What is access control and what are the major types of access control in information security?
Access control is a cybersecurity concept that regulates and controls who can access what resources in computing environment. It is one of the most important and fundamental concepts in information security that minimizes risks to businesses and organizational assets. Furthermore, it dictates who is allowed to access and entitled to use organizational assets and resources. Companies employ identification, authentication, authorization and accountability (IAAA) scheme to enforce access control policies on subjects and objects.
- Identification: the process of a subject asserting an identity before gaining access to resources
- Authentication: the process of proving the asserted identity that a subject accomplished by providing some information that they are control of and possess.
- Authorization: specifies access rights and privileges subjects should have before gaining access to resources to determine whether the subject should be granted access to resources or not.

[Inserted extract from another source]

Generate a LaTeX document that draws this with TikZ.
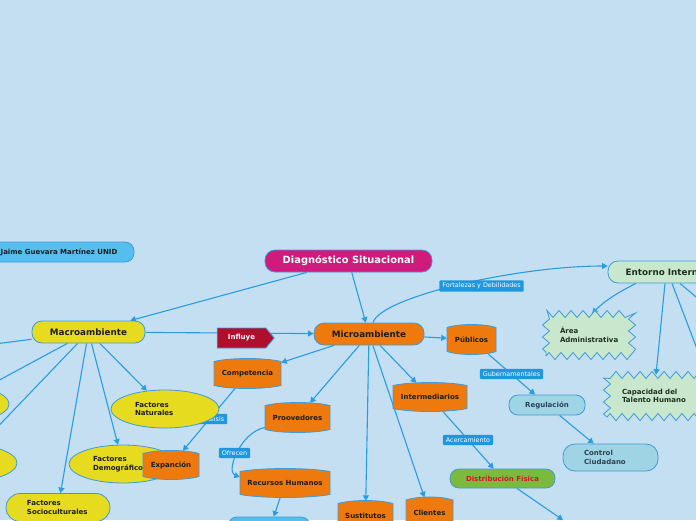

- Accountability: make the subject accountable to their actions on the resources
There are two main types of access controls namely physical access control and logical access control.
- Physical access controls: ensures that only authorized entities have access to the restricted area. And the primary purpose of physical access controls do not impact the safety of people in the facility. Physical access controls should be designed in such a way that it does not affect the emergency evacuations. Physical access controls fall into one of the three security control categories; Administrative, technical and operational.
- Logical access controls: technical security controls used to protect access to information, systems, devices, and applications in an organization. It includes authentication, authorization and permissions granted to subjects. And it helps to prevent unauthorized access to organizational data and security configuration settings of systems and devices.
Access control models provide mechanisms of identifying subjects and objects and establishes relationships between the subjects and objects to determine authorization services. It identifies subjects by verifying various login credentials such as usernames, passwords, biometrics scans and security tokens before granting them access to objects or resources. Moreover, the subject can be a user, process or program, and an object is whatever the subject is attempting to gain access to, like a file, system, database, application, facility, devices or network resource.
The relationships between objects and subjects play significant role in access control systems. Besides, access control systems enforce control on subjects that access objects. And organizations employ the subject and object duality to maintain fundamental security objectives of data, which are confidentiality, integrity, availability, nonrepudiation and authenticity. Furthermore, controlling access to objects requires the ability to identify and validate the subjects requesting access and to hold them responsible for their actions.
Types of access control models include the following:
- Role Based Access Control (RBAC): Access control model that is based on functional roles that subjects are assigned within an organization. In Role Based Access Controls, access rules are defined after the organizational structure is established.
- Rule Based Access Control (RuBAC): Access control model that is based on a list of predefined security rules. And the security rules determine what access shall be granted to subjects.
- Mandatory Access Control (MAC): common in military institutions and establishes stringent security policies on subjects and the objects they will get access such as data, resources and systems.
- Discretionary Access Control (DAC): allows the data owner to decide access to objects by assigning access rights to each subject
- Attribute Based Access Control (ABAC): a dynamic and context-based access control that defines access depending on security policies that should be granted to subjects.